Football Friends Online – When 90 Mins Is Not EnoughRangers to find out league fate on Monday - Football Friends Online - When 90 Mins Is Not Enough Rangers to find out league fate on Monday - Football Friends Online - When 90 Mins Is Not Enough

Rangers to find out league fate on Monday

Away from the bubble of the European Championships, something rather important happened yesterday in the realm of Scottish football.
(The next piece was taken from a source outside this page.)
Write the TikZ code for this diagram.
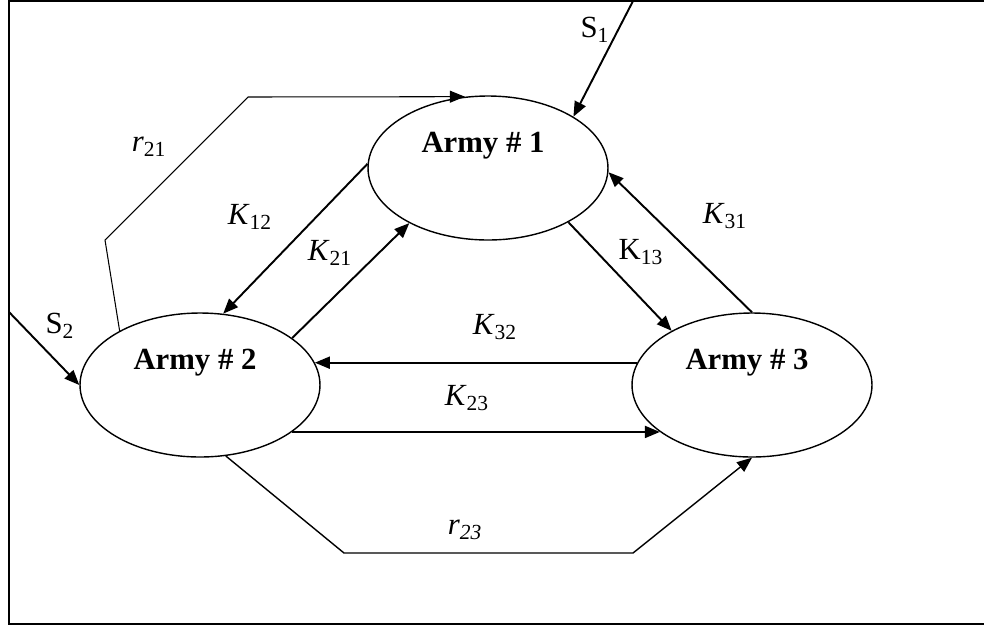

That is, of course, if the words “important” and “Scottish football” in the same sentence do not make an oxymoron.

Everyone is well aware of the problems facing Rangers right now what with their transfer embargo, huge amounts of debt and so on, putting their failure to make an impact on the European football scene’s top table (to mix metaphors) for around a decade now into a bit of perspective.
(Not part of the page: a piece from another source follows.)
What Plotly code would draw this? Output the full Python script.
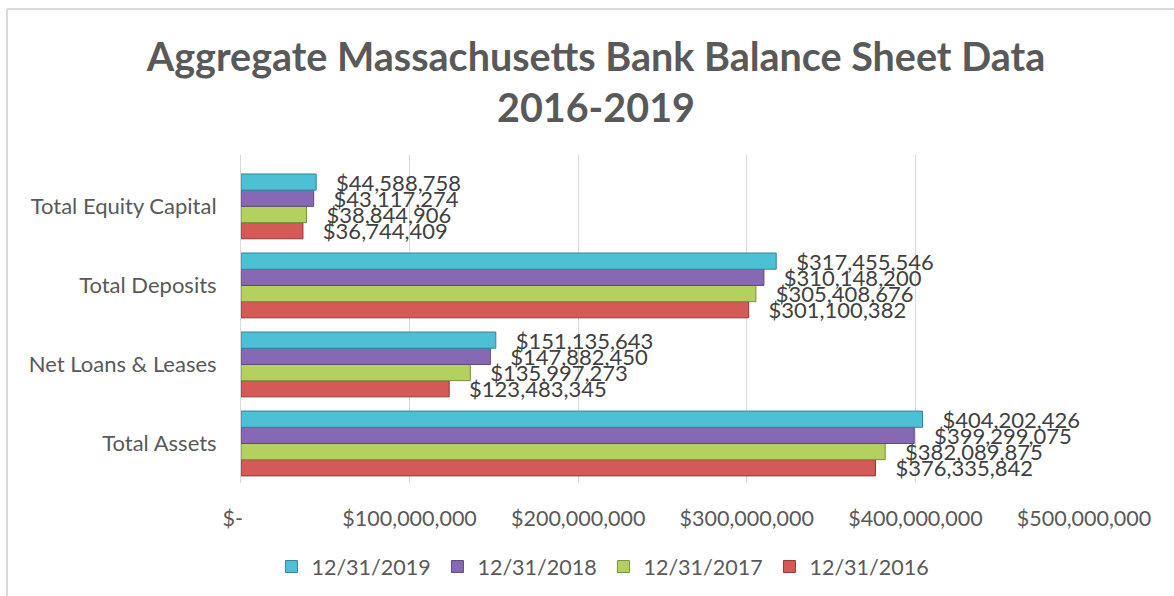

More news emerged yesterday that the club’s CVA (where it sought to agree a reduced amount to pay back to their creditors) was rejected by those club creditors and thus Rangers will have to re-form as a new company.

The big issue coming out of this is that, as a new company, the 11 other SPL clubs will have to vote on whether or not to allow the ‘new’ Rangers to compete in the league next season, the decision of which will be made in a meeting at Hamilton on Monday.
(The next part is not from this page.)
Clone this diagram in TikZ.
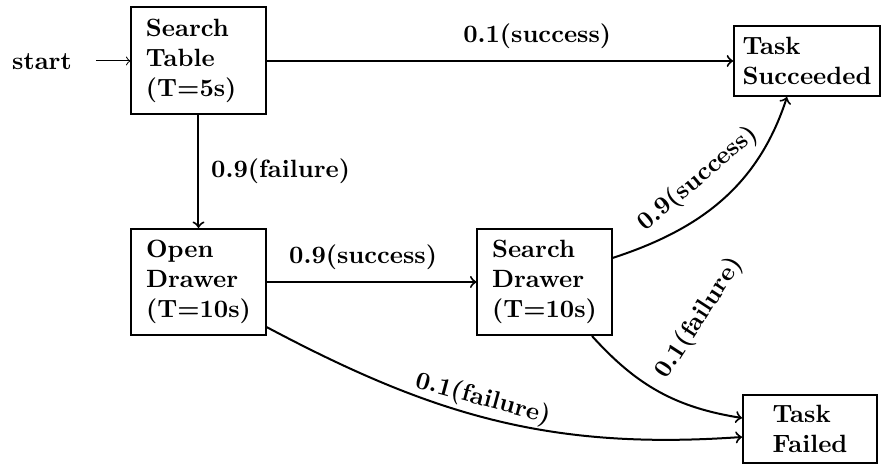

Many fans of other clubs in the SPL have expressed that they wish Rangers not to be allowed back into the SPL and that their clubs vote against the proposal as to approve it would damage the “sporting integrity” of the league.

However, the dilemma comes from the fact that Rangers presence in the SPL provides a huge amount of revenue for the league and other clubs through gate receipts and broadcasting deals which are of vital importance to the majority of the league clubs.

In many ways, this is a metaphor for the overall key conflict in football right now between the influence of money and the integrity of the sport itself as to allow Rangers back in the league would be seen as allowing them to circumnavigate the rules, thus reducing the spectre of liquidation of a club, particularly regards the Old Firm clubs.

But, if the income that the Old Firm clubs was to be reduced dramatically (as would most likely be the case if Rangers were forced into the Scottish League Divison Three, and who says they would be allowed to enter the league system there come to think of it) it would seriously damage the finances of the whole league.

The new Rangers will be formed by the sale of the player’s contracts and Ibrox to the new company formed by prospective owner Charles Green after his offer of a CVA offering 9p in the pound to creditors was rejected by HMRC.

The club still awaits the outcome of a First Tier Tax Tribunal about unpaid taxes to HMRC which could result in a further bill of anything between £35 and £70m which would have reduced the penny in the pound offer close to zero.

Clearly, there is much more of this story yet to run.